Nous nous sommes regardés et nous avons ri. En ce temps-là, Steinberg
dessinait des pierres, moi, des bateaux de façon libre. Nous ne pouvions
ni ne voulions discuter d’art de manière posée et réfléchie. Nous
nous aboyions dessus comme des chiens, défendant notre territoire.
- Ben alors, où est passée la peinture?,
fit Edik Steinberg.
Elena Stroieva s’approcha du tableau
de son mari et cria :
- Comment, putain, vous vous foutez
d’un génie! Titov est le prophète d’un art nouveau et sacré. Il est
le défenseur de la Russie historique, salie et déchirée par les mécréants
communistes! Démons! Démons! Démons!
Les jeunes gens s’armèrent de bouteilles
vides.
- Cassez la gueule aux démons!, criaient-ils.

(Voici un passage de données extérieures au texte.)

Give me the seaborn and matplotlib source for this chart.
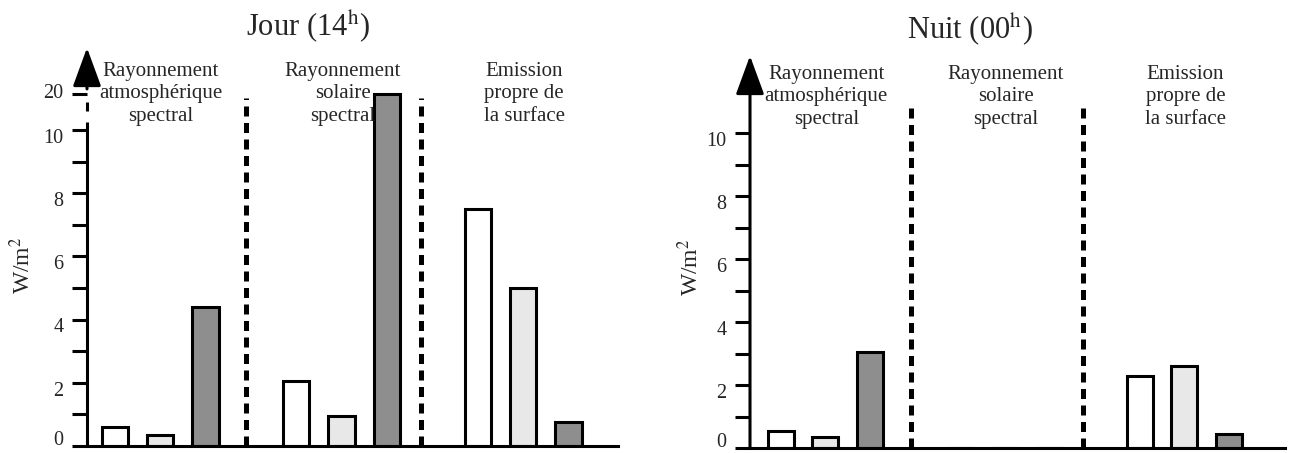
import seaborn as sns
import matplotlib.pyplot as plt
import pandas as pd
import numpy as np
from matplotlib.transforms import ScaledTranslation

# Données (W/m²)
series = ["s1", "s2", "s3"]
series_colors = ["white", "#e8e8e8", "#8e8e8e"]
group_labels = ["Rayonnement\natmosphérique\nspectral",
                "Rayonnement\nsolaire\nspectral",
                "Emission\npropre de\nla surface"]
jour_values = [0.6, 0.35, 4.4, 2.05, 0.95, 20, 7.5, 5.0, 0.76]
nuit_values = [0.55, 0.35, 3.05, 0, 0, 0, 2.3, 2.6, 0.45]
tick_values = [0, 1, 2, 3, 4, 5, 6, 7, 8, 9, 10]
tick_labels = ["0", "", "2", "", "4", "", "6", "", "8", "", "10"]

BREAK_Y = 11.15   # position de la graduation "20" (axe coupé)
YMAX = 12.7

sns.set_theme(style="white")
plt.rcParams["font.family"] = ["Liberation Serif", "DejaVu Serif"]
plt.rcParams["mathtext.fontset"] = "stix"


def make_df(values):
    rows = []
    for i, v in enumerate(values):
        g, b = i // 3, i % 3
        h = v if v <= 10.5 else BREAK_Y
        rows.append({"pos": g * 4 + b, "series": series[b], "value": v, "height": h})
    return pd.DataFrame(rows)


def draw_panel(ax, values, xlim, broken, tip):
    df = make_df(values)
    sns.barplot(data=df, x="pos", y="height", hue="series", palette=series_colors,
                native_scale=True, dodge=False, width=0.58, edgecolor="black",
                linewidth=2.2, errorbar=None, legend=False, ax=ax)
    ax.set_xlim(*xlim)
    ax.set_ylim(0, YMAX)
    ax.set_xlabel("")
    ax.set_ylabel("")
    ax.set_xticks([])
    sns.despine(ax=ax, left=True)
    ax.spines["bottom"].set_color("black")
    ax.spines["bottom"].set_linewidth(2.2)

    x0 = xlim[0]
    yt = list(tick_values) + ([BREAK_Y] if broken else [])
    ax.set_yticks(yt)
    ax.set_yticklabels([])
    ax.tick_params(axis="y", direction="out", length=11, width=2.2, color="black", left=True)

    # étiquettes des graduations
    trans = ax.get_yaxis_transform()
    for v, lab in zip(tick_values, tick_labels):
        if not lab:
            continue
        dy = 4 if v == 0 else -6
        off = ScaledTranslation(-17 / 72, dy / 72, ax.figure.dpi_scale_trans)
        ax.text(0, v, lab, transform=trans + off, ha="right", va="center", fontsize=14.5)
    if broken:
        off = ScaledTranslation(-17 / 72, 0, ax.figure.dpi_scale_trans)
        ax.text(0, BREAK_Y, "20", transform=trans + off, ha="right", va="center", fontsize=14.5)

    # axe vertical avec flèche
    arrow = dict(arrowstyle="-|>,head_length=0.6,head_width=0.22", color="black",
                 lw=2.2, mutation_scale=40, shrinkA=0, shrinkB=0)
    if broken:
        ax.plot([x0, x0], [0, 10.25], color="black", lw=2.2, clip_on=False, solid_capstyle="butt")
        ax.plot([x0, x0], [10.6, 10.9], color="black", lw=2.2, clip_on=False, solid_capstyle="butt")
        ax.annotate("", xy=(x0, tip), xytext=(x0, 11.3), arrowprops=arrow, annotation_clip=False)
    else:
        ax.annotate("", xy=(x0, tip), xytext=(x0, 0), arrowprops=arrow, annotation_clip=False)

    # séparateurs en tirets
    ax.vlines([2.9, 6.75], 0, 11.0, colors="black", linewidth=3.6,
              linestyles=[(0, (2.0, 1.3))])

    # titres des groupes
    for g, lab in enumerate(group_labels):
        ax.text(g * 4 + 1.02, 11.15, lab, ha="center", va="center", fontsize=15,
                linespacing=1.25)


fig = plt.figure(figsize=(12.95, 4.53), dpi=100)
ax1 = fig.add_axes([87 / 1295, 7 / 453, 531 / 1295, YMAX * 31.6 / 453])
ax2 = fig.add_axes([750 / 1295, 5 / 453, 535 / 1295, YMAX * 31.5 / 453])

draw_panel(ax1, jour_values, (-0.61, 11.09), True, 12.6)
draw_panel(ax2, nuit_values, (-0.68, 11.24), False, 12.45)

fig.text(308 / 1295, 1 - 27 / 453, "Jour (14$^{\\mathrm{h}}$)", ha="center", va="center", fontsize=22)
fig.text(970 / 1295, 1 - 30 / 453, "Nuit (00$^{\\mathrm{h}}$)", ha="center", va="center", fontsize=22)
fig.text(22 / 1295, 1 - 265 / 453, "W/m$^2$", rotation=90, ha="center", va="center", fontsize=17)
fig.text(690 / 1295, 1 - 267 / 453, "W/m$^2$", rotation=90, ha="center", va="center", fontsize=17)

fig.savefig("out.png", dpi=100)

Sans beaucoup réfléchir, je mettais
une baffe à l’un d’eux. La porte s’ouvrit et nous sortîmes de là
en courant, les jambes au cou. Bouteilles, bâtons et injures nous
suivirent.
L’esthétique russe ne suffisait pas
aux Titov. Elena Stroieva se précipita vers une activité politique
dangereuse. De la démonstration sur la place Pouchkine, avec le slogan
inoffensif "Respectez
la Constitution soviétique", elle se dirigea vers le radical
: "A bas le pouvoir soviétique!". Non pas un "socialisme
au visage humain", mais le pouvoir rural, l’orthodoxie et la
monarchie. La famille chaotique n’avait pas grand-choix suite au
conflit risqué avec le pouvoir : la Sibérie ou l’émigration.
En 1973 les Titov décollèrent pour
l’Occident et tombèrent immédiatement dans une mélancolie déprimante.
Arrivés dans ce nouveau monde inconnu et cruel, sans aucune préparation,
où tout le monde se bat sans merci pour une place confortable, les
Titov se turent et devinrent plus humbles.
Je ne suis pas un spécialiste de l’art,
mais le kitch religieux que montra Titov à l’exposition parisienne
d’Art Sacré ne fit pas grand effet sur Son Excellence le Capital.
Le peintre, qui était loin de l’art contemporain occidental, s’avéra
être d’un kitch inutile de l’underground moscovite. A Elena
Stroieva, qui avait une formation technique supérieure, l’on proposa
une place d’ouvrier dans une librairie russe, qu’elle déclina hautainement.
Il était possible de rentrer dans sa froide Sibérie natale, mais
seulement après toute une série de procédures humiliantes et honteuses
devant "tout
le peuple soviétique". La fière Stroieva ne pouvait supporter
telle auto-flagellation et se suicida en 1976. Le mari et sa fille,
devenus orphelins, descendirent au fur et à mesure au fond de la
vie bohémienne à Paris, d’où Yuri Vassil’evitch remonte vers l’art
et la vie, nonobstant son âge avancé.